[Plotting code records]
'''

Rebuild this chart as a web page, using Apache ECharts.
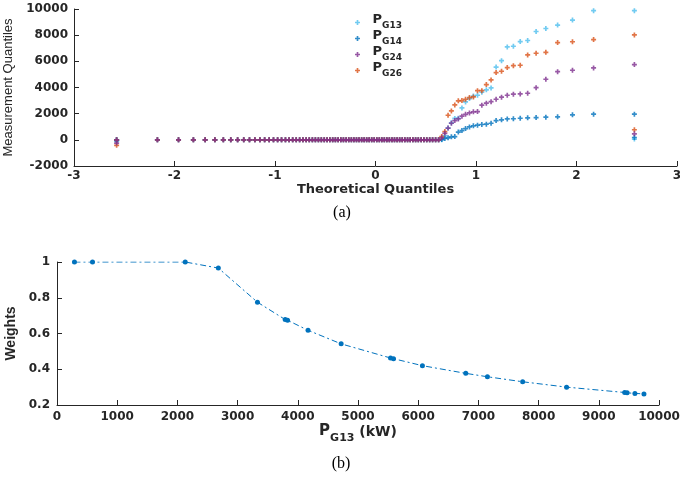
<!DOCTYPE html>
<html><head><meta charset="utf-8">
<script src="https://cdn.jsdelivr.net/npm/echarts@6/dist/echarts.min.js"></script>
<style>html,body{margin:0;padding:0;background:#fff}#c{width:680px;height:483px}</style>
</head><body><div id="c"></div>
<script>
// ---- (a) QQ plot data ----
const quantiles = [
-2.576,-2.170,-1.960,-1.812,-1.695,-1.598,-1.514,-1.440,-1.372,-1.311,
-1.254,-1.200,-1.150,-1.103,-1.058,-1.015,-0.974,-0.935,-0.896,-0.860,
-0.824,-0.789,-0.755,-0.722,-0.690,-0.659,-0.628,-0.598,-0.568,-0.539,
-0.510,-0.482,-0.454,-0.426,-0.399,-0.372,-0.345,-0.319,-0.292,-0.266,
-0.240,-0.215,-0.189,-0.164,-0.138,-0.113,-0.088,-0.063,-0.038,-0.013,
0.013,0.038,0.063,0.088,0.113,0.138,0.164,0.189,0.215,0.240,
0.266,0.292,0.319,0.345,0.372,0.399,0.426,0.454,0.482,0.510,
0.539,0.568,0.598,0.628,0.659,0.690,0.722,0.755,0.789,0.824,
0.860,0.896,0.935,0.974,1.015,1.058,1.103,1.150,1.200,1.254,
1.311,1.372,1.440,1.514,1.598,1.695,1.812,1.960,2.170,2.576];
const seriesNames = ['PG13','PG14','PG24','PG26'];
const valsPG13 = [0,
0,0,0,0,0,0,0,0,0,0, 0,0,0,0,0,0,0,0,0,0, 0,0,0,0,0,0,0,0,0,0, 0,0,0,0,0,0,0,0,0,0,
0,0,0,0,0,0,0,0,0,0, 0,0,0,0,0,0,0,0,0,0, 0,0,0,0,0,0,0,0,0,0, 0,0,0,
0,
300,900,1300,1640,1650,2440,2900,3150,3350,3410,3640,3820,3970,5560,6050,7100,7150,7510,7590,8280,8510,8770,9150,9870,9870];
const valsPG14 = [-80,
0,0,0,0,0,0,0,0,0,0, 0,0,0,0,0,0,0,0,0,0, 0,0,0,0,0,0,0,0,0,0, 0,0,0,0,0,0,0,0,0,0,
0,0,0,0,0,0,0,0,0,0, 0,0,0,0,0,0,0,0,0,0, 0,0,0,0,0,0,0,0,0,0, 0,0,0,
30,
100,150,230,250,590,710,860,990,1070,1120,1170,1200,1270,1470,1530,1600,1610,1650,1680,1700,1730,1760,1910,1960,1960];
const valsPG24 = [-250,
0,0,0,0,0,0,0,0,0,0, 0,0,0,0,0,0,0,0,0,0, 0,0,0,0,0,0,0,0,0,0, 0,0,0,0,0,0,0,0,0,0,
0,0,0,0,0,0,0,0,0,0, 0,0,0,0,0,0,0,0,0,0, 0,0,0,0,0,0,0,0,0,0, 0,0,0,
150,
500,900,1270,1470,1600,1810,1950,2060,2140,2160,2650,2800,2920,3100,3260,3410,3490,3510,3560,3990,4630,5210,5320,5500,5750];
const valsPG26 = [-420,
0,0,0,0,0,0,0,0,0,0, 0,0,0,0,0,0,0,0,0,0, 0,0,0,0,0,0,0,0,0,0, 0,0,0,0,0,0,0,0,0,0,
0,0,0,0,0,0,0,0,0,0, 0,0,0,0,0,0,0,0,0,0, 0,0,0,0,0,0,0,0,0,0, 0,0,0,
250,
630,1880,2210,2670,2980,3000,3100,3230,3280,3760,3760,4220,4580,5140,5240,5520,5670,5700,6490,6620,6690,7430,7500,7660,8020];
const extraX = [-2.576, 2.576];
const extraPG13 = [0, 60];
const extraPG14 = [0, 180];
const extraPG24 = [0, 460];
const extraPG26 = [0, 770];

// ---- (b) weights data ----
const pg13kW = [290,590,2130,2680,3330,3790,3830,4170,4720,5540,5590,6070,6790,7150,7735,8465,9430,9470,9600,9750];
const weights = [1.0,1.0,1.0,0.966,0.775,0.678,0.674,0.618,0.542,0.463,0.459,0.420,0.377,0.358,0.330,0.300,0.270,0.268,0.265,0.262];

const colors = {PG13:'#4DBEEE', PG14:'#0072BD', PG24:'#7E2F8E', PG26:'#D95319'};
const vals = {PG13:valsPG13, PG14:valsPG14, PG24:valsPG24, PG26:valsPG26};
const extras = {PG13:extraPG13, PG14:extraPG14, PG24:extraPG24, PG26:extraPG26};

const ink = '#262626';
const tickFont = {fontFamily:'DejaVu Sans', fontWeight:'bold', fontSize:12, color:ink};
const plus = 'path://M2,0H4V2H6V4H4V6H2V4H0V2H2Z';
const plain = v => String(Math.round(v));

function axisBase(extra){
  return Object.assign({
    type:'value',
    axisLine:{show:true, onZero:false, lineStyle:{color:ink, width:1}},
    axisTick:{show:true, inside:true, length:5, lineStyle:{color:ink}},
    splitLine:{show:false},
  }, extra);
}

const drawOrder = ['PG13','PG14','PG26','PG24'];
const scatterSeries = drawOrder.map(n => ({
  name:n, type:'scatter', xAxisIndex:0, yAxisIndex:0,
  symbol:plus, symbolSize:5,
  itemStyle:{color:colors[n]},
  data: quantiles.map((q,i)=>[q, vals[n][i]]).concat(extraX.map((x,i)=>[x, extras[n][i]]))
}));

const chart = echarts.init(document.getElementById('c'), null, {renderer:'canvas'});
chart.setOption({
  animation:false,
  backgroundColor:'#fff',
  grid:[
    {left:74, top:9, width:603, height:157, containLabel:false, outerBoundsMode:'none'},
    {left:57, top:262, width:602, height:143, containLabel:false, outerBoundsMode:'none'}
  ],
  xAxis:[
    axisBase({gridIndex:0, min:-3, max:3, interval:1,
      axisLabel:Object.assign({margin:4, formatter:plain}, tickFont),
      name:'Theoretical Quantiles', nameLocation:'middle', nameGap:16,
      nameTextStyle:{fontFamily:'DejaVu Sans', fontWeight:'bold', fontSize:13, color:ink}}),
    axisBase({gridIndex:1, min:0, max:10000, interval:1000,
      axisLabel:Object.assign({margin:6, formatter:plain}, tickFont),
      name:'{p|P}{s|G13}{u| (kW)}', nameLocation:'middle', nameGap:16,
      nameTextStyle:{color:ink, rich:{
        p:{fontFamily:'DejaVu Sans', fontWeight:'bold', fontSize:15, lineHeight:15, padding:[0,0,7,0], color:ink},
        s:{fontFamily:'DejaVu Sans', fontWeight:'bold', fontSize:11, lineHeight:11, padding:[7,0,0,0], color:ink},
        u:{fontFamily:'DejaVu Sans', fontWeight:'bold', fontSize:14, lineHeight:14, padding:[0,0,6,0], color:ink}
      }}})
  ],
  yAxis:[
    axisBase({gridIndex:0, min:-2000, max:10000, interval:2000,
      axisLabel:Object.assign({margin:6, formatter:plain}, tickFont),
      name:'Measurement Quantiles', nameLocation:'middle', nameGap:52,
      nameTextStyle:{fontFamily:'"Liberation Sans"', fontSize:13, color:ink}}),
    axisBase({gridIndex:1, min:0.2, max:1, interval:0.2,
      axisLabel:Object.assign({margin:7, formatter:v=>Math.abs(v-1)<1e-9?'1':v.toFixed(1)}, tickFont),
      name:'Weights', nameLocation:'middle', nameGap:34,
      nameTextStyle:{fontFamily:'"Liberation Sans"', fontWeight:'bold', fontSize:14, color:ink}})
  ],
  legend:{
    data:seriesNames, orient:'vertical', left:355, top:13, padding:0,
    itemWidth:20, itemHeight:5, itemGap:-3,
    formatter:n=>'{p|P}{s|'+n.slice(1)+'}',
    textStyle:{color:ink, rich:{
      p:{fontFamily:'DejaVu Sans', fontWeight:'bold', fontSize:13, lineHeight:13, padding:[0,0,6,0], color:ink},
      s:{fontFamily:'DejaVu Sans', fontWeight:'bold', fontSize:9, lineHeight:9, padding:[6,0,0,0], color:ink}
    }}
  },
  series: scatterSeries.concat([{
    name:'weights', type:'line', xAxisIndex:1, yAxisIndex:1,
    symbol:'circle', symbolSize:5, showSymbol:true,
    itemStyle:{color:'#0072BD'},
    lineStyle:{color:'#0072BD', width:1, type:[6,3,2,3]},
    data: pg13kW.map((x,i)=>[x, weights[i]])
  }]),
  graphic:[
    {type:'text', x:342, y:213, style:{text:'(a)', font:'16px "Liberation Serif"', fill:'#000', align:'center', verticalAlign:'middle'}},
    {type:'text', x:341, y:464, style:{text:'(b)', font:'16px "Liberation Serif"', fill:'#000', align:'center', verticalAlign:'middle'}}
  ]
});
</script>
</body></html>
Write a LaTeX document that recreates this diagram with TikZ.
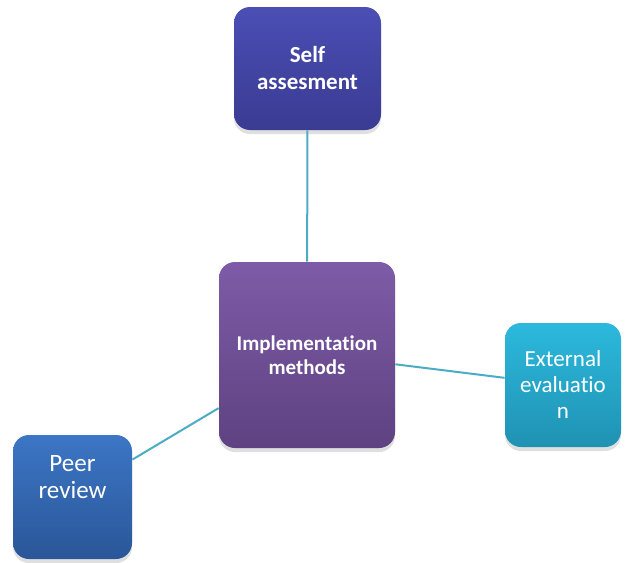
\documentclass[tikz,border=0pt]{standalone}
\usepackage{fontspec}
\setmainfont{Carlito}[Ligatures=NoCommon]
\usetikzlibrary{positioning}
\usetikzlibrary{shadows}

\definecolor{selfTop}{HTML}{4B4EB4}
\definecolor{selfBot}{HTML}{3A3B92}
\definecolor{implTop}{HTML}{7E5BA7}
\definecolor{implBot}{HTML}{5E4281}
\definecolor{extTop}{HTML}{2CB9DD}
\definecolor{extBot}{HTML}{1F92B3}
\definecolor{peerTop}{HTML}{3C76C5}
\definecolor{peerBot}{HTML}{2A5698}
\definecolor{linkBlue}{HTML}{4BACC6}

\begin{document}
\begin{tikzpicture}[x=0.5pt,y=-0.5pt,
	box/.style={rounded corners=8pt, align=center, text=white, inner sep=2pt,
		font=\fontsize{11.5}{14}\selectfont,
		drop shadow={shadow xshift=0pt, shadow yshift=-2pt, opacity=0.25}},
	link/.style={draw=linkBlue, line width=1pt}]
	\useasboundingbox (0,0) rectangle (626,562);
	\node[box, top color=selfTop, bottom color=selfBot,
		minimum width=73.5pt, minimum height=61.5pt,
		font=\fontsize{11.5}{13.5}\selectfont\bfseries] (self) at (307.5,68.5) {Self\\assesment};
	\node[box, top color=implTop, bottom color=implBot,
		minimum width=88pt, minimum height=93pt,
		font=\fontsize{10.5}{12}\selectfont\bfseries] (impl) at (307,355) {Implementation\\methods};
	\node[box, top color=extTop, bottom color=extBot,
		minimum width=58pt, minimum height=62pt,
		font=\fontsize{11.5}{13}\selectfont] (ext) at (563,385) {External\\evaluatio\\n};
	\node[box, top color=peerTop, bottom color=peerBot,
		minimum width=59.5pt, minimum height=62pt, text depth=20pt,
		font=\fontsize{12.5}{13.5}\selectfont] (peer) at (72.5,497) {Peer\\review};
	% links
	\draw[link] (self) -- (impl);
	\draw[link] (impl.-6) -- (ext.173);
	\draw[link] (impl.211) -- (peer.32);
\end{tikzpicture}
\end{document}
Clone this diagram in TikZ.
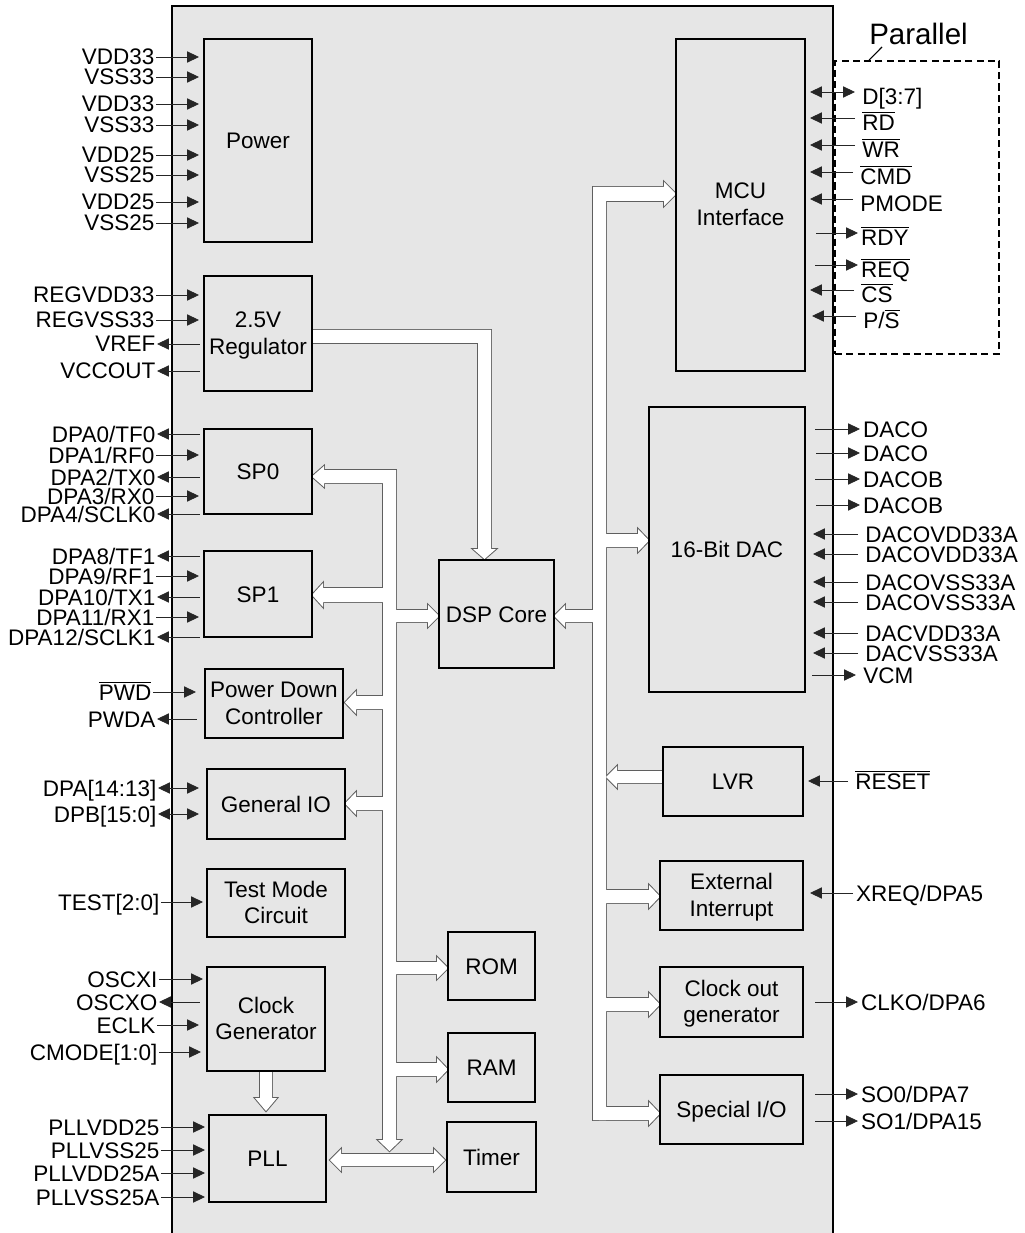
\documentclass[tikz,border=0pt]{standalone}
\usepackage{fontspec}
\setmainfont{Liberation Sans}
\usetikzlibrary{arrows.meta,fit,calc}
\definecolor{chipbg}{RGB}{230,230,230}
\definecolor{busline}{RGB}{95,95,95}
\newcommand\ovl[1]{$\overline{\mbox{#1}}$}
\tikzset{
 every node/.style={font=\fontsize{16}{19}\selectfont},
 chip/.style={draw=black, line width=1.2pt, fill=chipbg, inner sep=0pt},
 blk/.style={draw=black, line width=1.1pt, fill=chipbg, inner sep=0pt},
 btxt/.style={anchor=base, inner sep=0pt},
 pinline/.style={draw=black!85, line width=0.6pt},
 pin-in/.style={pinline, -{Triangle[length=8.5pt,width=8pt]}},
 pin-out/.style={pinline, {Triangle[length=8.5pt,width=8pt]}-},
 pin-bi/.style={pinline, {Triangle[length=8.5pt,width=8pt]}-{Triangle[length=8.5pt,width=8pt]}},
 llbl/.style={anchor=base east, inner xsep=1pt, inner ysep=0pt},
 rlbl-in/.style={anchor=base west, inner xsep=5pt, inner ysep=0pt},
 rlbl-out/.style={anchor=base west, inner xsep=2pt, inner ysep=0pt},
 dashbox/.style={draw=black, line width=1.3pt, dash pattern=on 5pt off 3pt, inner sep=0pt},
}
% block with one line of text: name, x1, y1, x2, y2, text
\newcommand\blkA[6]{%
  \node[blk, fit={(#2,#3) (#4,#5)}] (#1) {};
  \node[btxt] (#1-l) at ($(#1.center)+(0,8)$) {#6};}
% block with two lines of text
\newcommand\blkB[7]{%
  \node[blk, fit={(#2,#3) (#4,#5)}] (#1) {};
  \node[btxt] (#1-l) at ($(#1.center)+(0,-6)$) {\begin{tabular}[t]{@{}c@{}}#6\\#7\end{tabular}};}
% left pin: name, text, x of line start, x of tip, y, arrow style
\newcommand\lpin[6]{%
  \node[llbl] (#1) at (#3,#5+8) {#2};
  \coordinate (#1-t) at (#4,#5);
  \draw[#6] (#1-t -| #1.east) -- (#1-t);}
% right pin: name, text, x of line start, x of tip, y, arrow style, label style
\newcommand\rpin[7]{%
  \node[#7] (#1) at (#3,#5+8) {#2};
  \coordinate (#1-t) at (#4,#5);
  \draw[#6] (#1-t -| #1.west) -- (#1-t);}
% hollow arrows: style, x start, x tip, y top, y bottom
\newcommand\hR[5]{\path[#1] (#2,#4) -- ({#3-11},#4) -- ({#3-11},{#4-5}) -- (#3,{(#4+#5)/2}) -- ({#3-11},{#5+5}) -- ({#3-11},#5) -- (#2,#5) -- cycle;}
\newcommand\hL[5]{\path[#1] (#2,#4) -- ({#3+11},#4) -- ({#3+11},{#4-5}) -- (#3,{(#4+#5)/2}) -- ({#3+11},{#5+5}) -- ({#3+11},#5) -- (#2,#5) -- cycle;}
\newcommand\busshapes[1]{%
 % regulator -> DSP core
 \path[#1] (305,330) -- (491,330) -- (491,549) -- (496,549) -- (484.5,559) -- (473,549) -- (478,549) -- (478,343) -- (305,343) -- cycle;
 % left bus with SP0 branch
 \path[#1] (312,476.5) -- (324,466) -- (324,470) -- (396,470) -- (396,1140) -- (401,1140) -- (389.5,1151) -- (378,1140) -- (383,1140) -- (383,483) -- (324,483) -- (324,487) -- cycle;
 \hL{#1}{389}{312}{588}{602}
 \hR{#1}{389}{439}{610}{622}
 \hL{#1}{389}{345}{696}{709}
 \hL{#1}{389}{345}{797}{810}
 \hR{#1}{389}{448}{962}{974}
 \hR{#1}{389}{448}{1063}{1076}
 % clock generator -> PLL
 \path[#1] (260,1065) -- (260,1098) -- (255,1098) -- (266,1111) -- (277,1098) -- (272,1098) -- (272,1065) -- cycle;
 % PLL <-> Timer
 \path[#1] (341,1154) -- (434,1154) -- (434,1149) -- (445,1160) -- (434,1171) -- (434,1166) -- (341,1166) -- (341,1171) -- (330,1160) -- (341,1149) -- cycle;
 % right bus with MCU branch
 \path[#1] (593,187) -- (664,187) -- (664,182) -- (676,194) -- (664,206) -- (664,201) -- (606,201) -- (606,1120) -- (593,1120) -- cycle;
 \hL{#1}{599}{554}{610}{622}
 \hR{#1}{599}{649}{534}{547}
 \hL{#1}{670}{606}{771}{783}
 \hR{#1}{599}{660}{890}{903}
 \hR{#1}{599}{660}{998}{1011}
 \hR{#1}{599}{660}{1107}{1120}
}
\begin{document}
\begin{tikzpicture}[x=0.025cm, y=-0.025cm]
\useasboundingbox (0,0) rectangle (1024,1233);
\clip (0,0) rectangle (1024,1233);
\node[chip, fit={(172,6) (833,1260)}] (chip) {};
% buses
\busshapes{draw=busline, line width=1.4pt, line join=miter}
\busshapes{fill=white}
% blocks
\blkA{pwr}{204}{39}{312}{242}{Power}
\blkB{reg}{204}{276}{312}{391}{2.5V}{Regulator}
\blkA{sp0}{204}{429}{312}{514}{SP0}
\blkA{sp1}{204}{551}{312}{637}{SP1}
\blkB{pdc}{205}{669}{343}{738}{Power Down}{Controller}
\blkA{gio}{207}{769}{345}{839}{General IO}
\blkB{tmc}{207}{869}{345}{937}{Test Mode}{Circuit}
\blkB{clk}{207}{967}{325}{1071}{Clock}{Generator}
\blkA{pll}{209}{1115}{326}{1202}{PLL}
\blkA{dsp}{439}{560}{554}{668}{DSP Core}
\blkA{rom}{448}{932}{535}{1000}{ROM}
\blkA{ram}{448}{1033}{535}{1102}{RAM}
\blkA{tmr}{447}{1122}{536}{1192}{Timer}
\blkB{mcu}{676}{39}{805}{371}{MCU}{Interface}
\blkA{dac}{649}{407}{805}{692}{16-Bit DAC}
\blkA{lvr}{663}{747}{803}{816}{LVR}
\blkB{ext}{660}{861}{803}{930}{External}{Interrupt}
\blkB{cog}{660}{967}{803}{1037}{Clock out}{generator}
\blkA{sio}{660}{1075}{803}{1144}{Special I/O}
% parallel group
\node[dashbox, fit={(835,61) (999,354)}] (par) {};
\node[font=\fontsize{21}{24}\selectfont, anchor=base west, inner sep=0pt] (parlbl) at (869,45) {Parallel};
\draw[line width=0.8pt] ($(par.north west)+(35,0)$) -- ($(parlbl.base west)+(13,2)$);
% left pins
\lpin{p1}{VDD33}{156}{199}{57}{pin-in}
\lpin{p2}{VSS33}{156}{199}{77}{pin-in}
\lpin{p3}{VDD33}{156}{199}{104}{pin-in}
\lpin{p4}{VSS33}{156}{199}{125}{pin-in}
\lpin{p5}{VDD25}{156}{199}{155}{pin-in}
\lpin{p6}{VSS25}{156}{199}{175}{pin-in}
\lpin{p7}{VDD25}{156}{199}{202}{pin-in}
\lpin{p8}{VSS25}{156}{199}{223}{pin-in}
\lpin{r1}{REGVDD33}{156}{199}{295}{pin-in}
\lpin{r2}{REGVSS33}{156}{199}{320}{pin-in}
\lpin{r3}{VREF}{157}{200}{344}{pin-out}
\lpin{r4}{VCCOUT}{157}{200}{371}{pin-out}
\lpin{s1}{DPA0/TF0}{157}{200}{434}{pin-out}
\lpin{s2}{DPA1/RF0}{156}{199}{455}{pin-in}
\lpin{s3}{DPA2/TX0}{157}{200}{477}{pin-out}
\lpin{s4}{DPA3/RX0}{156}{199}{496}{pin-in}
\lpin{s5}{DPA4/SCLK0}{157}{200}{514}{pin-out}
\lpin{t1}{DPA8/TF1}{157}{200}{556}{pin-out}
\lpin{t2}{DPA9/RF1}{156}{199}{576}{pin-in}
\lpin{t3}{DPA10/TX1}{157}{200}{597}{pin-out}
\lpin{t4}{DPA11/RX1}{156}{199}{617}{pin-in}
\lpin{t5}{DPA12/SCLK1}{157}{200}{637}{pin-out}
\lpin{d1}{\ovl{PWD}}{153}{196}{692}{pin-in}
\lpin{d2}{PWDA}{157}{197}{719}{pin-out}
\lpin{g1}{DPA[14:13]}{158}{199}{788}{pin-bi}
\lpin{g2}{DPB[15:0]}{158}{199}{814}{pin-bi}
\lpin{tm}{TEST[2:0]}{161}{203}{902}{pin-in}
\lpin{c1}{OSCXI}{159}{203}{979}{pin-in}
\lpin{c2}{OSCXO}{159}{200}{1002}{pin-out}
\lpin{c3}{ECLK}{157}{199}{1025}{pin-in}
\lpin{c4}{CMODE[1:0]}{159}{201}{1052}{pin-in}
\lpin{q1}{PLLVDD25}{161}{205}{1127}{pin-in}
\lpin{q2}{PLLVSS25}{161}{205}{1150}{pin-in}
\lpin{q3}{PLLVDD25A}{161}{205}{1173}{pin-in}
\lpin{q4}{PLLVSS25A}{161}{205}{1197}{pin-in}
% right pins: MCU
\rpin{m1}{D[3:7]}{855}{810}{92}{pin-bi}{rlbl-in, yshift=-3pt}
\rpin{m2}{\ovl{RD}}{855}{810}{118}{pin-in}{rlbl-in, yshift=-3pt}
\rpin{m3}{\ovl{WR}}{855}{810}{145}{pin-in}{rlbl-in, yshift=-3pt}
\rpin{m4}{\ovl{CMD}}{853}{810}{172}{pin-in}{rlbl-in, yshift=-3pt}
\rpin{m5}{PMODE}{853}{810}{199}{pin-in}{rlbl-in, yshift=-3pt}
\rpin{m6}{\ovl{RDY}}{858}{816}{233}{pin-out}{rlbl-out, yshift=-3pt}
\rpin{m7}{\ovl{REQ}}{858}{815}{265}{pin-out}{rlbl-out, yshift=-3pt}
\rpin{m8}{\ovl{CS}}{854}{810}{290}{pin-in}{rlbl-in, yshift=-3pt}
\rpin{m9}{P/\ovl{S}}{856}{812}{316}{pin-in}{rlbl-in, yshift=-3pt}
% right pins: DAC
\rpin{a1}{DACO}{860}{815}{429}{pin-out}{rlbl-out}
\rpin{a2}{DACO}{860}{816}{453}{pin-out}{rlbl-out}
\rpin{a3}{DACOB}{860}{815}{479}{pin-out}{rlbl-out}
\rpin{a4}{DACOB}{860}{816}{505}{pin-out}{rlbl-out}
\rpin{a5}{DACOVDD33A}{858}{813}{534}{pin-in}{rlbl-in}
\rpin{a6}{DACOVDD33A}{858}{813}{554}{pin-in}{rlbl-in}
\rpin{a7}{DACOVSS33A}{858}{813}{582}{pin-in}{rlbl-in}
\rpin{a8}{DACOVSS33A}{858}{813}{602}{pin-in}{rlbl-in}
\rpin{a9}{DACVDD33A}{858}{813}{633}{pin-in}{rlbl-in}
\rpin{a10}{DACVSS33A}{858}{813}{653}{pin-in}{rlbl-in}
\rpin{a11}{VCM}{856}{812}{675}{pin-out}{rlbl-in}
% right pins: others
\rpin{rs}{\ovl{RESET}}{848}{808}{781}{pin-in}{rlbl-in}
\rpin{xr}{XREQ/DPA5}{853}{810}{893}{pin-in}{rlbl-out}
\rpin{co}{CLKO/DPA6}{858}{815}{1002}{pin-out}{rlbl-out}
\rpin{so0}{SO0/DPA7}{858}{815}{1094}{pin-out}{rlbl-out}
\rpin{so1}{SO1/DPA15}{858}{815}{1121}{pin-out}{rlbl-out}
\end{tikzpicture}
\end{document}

'''

* [Written problem]:
Copy out every line of the data that includes "with".

* [Complete output]:
Write a LaTeX document that recreates this diagram with TikZ.
% block with one line of text: name, x1, y1, x2, y2, text
% block with two lines of text
 % left bus with SP0 branch
 % right bus with MCU branch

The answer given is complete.